Stated task => Quote the data below in full, minus the images.

_ _ _

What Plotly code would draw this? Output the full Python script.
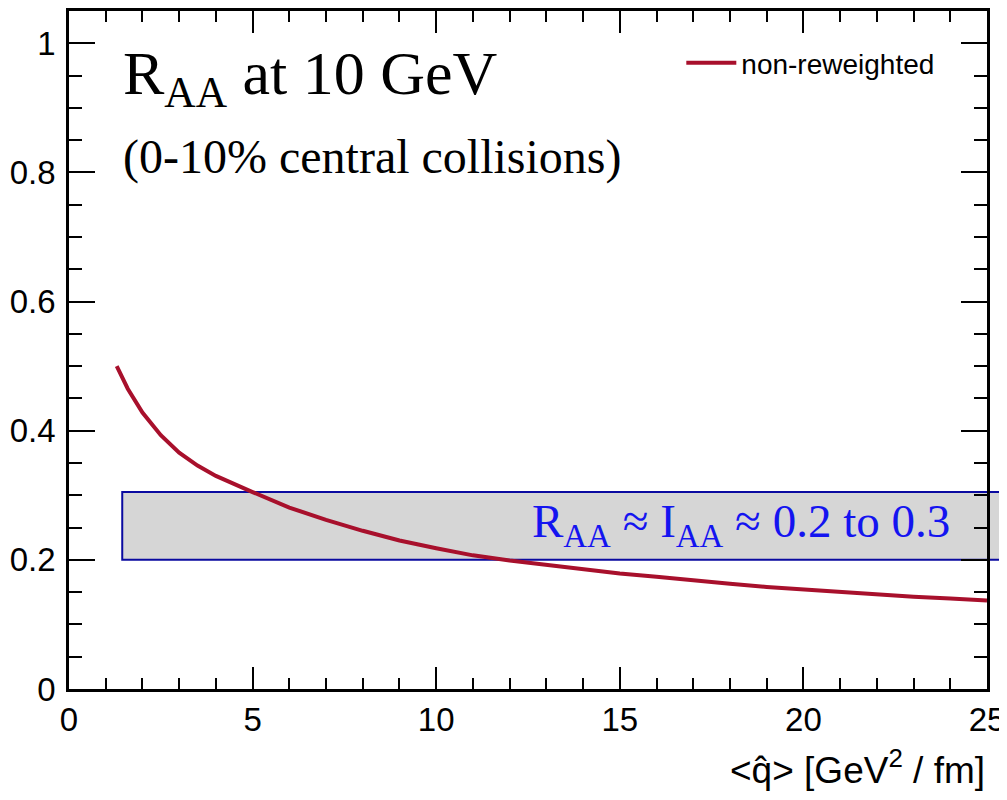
import plotly.graph_objects as go

# ---- data ----
qhat = [1.3, 1.6, 2.0, 2.5, 3.0, 3.5, 4.0, 4.5, 5.0, 6.0, 7.0, 8.0, 9.0, 10.0,
        11.0, 12.0, 13.0, 14.0, 15.0, 16.0, 17.0, 18.0, 19.0, 20.0, 21.0,
        22.0, 23.0, 24.0, 25.0]
raa = [0.500, 0.465, 0.428, 0.393, 0.366, 0.346, 0.330, 0.317, 0.305, 0.281,
       0.262, 0.245, 0.230, 0.218, 0.207, 0.199, 0.192, 0.185, 0.179, 0.174,
       0.168, 0.163, 0.158, 0.154, 0.150, 0.147, 0.143, 0.140, 0.137]
series_name = "non-reweighted"

band_x_start = 1.45          # band starts here (data x) and runs off the right edge
band_y = [0.2, 0.305]        # R_AA ~ I_AA band
band_label = "R<sub>AA</sub> ≈ I<sub>AA</sub> ≈ 0.2 to 0.3"

x_range = [0, 25]
y_range = [0, 1.05]
x_ticks = [0, 5, 10, 15, 20, 25]
y_ticks = [0, 0.2, 0.4, 0.6, 0.8, 1]
y_ticktext = ["0", "0.2", "0.4", "0.6", "0.8", "1"]

title1 = "R<sub>AA</sub> at 10 GeV"
title2 = "(0-10% central collisions)"
x_title = "&lt;q\u0302&gt; [GeV<sup>2</sup> / fm]"

# the page body has an 8 px margin, so the figure is sized to fit the window
W, H = 999, 784
ML, MR, MT, MB = 61, 20, 3, 103

fig = go.Figure()
fig.add_trace(go.Scatter(x=qhat, y=raa, mode="lines", name=series_name,
                         line=dict(color="#a8102c", width=4)))

# band (x start converted from data to paper so it can run past the plot edge)
plot_w = W - ML - MR
bx0 = (band_x_start - x_range[0]) / (x_range[1] - x_range[0])
bx1 = 1 + (MR + 5) / plot_w
fig.add_shape(type="rect", xref="paper", yref="y", x0=bx0, x1=bx1,
              y0=band_y[0], y1=band_y[1], fillcolor="#d6d6d6",
              line=dict(color="#0a0aa0", width=2), layer="below")

fig.add_annotation(x=18.3, y=0.254, xref="x", yref="y",
                   text=band_label, showarrow=False,
                   font=dict(family="Liberation Serif, Times New Roman, serif",
                             size=47, color="#1414f0"),
                   xanchor="center", yanchor="middle")

fig.add_annotation(x=0.057, y=0.962, xref="paper", yref="paper", text=title1,
                   showarrow=False, xanchor="left", yanchor="top",
                   font=dict(family="Liberation Serif, Times New Roman, serif",
                             size=62, color="black"))
fig.add_annotation(x=0.057, y=0.828, xref="paper", yref="paper", text=title2,
                   showarrow=False, xanchor="left", yanchor="top",
                   font=dict(family="Liberation Serif, Times New Roman, serif",
                             size=48, color="black"))

fig.add_annotation(x=1.0, y=-0.1165, xref="paper", yref="paper", text=x_title,
                   showarrow=False, xanchor="right", yanchor="middle",
                   font=dict(family="Liberation Sans, Arial, sans-serif",
                             size=37, color="black"))

tickfont = dict(family="Liberation Sans, Arial, sans-serif",
                size=33, color="black")

fig.update_xaxes(range=x_range, tickvals=x_ticks, ticks="inside", ticklen=22,
                 tickwidth=2, tickcolor="black", showline=True, linecolor="black",
                 linewidth=2.5, mirror="ticks", showgrid=False, zeroline=False,
                 tickfont=tickfont, ticklabelstandoff=0, automargin=False,
                 minor=dict(dtick=1, ticks="inside", ticklen=11, tickwidth=2,
                            tickcolor="black", showgrid=False))
fig.update_yaxes(range=y_range, tickvals=y_ticks, ticktext=y_ticktext,
                 ticks="inside", ticklen=26, tickwidth=2, tickcolor="black",
                 showline=True, linecolor="black", linewidth=2.5, mirror="ticks",
                 showgrid=False, zeroline=False, tickfont=tickfont,
                 ticklabelstandoff=4, automargin=False,
                 minor=dict(dtick=0.05, ticks="inside", ticklen=13, tickwidth=2,
                            tickcolor="black", showgrid=False))

fig.update_layout(
    width=W, height=H,
    margin=dict(l=ML, r=MR, t=MT, b=MB, autoexpand=False),
    paper_bgcolor="white", plot_bgcolor="white",
    showlegend=True,
    legend=dict(x=0.667, y=0.960, xanchor="left", yanchor="top",
                itemwidth=50,
                bgcolor="rgba(0,0,0,0)", borderwidth=0,
                font=dict(family="Liberation Sans, Arial, sans-serif", size=28,
                          color="black")),
)

fig.write_html("out.html")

_ _ _

Result for this exercise =>
What Plotly code would draw this? Output the full Python script.
import plotly.graph_objects as go

# ---- data ----
qhat = [1.3, 1.6, 2.0, 2.5, 3.0, 3.5, 4.0, 4.5, 5.0, 6.0, 7.0, 8.0, 9.0, 10.0,
        11.0, 12.0, 13.0, 14.0, 15.0, 16.0, 17.0, 18.0, 19.0, 20.0, 21.0,
        22.0, 23.0, 24.0, 25.0]
raa = [0.500, 0.465, 0.428, 0.393, 0.366, 0.346, 0.330, 0.317, 0.305, 0.281,
       0.262, 0.245, 0.230, 0.218, 0.207, 0.199, 0.192, 0.185, 0.179, 0.174,
       0.168, 0.163, 0.158, 0.154, 0.150, 0.147, 0.143, 0.140, 0.137]
series_name = "non-reweighted"

band_x_start = 1.45          # band starts here (data x) and runs off the right edge
band_y = [0.2, 0.305]        # R_AA ~ I_AA band
band_label = "R<sub>AA</sub> ≈ I<sub>AA</sub> ≈ 0.2 to 0.3"

x_range = [0, 25]
y_range = [0, 1.05]
x_ticks = [0, 5, 10, 15, 20, 25]
y_ticks = [0, 0.2, 0.4, 0.6, 0.8, 1]
y_ticktext = ["0", "0.2", "0.4", "0.6", "0.8", "1"]

title1 = "R<sub>AA</sub> at 10 GeV"
title2 = "(0-10% central collisions)"
x_title = "&lt;q\u0302&gt; [GeV<sup>2</sup> / fm]"

# the page body has an 8 px margin, so the figure is sized to fit the window
W, H = 999, 784
ML, MR, MT, MB = 61, 20, 3, 103

fig = go.Figure()
fig.add_trace(go.Scatter(x=qhat, y=raa, mode="lines", name=series_name,
                         line=dict(color="#a8102c", width=4)))

# band (x start converted from data to paper so it can run past the plot edge)
plot_w = W - ML - MR
bx0 = (band_x_start - x_range[0]) / (x_range[1] - x_range[0])
bx1 = 1 + (MR + 5) / plot_w
fig.add_shape(type="rect", xref="paper", yref="y", x0=bx0, x1=bx1,
              y0=band_y[0], y1=band_y[1], fillcolor="#d6d6d6",
              line=dict(color="#0a0aa0", width=2), layer="below")

fig.add_annotation(x=18.3, y=0.254, xref="x", yref="y",
                   text=band_label, showarrow=False,
                   font=dict(family="Liberation Serif, Times New Roman, serif",
                             size=47, color="#1414f0"),
                   xanchor="center", yanchor="middle")

fig.add_annotation(x=0.057, y=0.962, xref="paper", yref="paper", text=title1,
                   showarrow=False, xanchor="left", yanchor="top",
                   font=dict(family="Liberation Serif, Times New Roman, serif",
                             size=62, color="black"))
fig.add_annotation(x=0.057, y=0.828, xref="paper", yref="paper", text=title2,
                   showarrow=False, xanchor="left", yanchor="top",
                   font=dict(family="Liberation Serif, Times New Roman, serif",
                             size=48, color="black"))

fig.add_annotation(x=1.0, y=-0.1165, xref="paper", yref="paper", text=x_title,
                   showarrow=False, xanchor="right", yanchor="middle",
                   font=dict(family="Liberation Sans, Arial, sans-serif",
                             size=37, color="black"))

tickfont = dict(family="Liberation Sans, Arial, sans-serif",
                size=33, color="black")

fig.update_xaxes(range=x_range, tickvals=x_ticks, ticks="inside", ticklen=22,
                 tickwidth=2, tickcolor="black", showline=True, linecolor="black",
                 linewidth=2.5, mirror="ticks", showgrid=False, zeroline=False,
                 tickfont=tickfont, ticklabelstandoff=0, automargin=False,
                 minor=dict(dtick=1, ticks="inside", ticklen=11, tickwidth=2,
                            tickcolor="black", showgrid=False))
fig.update_yaxes(range=y_range, tickvals=y_ticks, ticktext=y_ticktext,
                 ticks="inside", ticklen=26, tickwidth=2, tickcolor="black",
                 showline=True, linecolor="black", linewidth=2.5, mirror="ticks",
                 showgrid=False, zeroline=False, tickfont=tickfont,
                 ticklabelstandoff=4, automargin=False,
                 minor=dict(dtick=0.05, ticks="inside", ticklen=13, tickwidth=2,
                            tickcolor="black", showgrid=False))

fig.update_layout(
    width=W, height=H,
    margin=dict(l=ML, r=MR, t=MT, b=MB, autoexpand=False),
    paper_bgcolor="white", plot_bgcolor="white",
    showlegend=True,
    legend=dict(x=0.667, y=0.960, xanchor="left", yanchor="top",
                itemwidth=50,
                bgcolor="rgba(0,0,0,0)", borderwidth=0,
                font=dict(family="Liberation Sans, Arial, sans-serif", size=28,
                          color="black")),
)

fig.write_html("out.html")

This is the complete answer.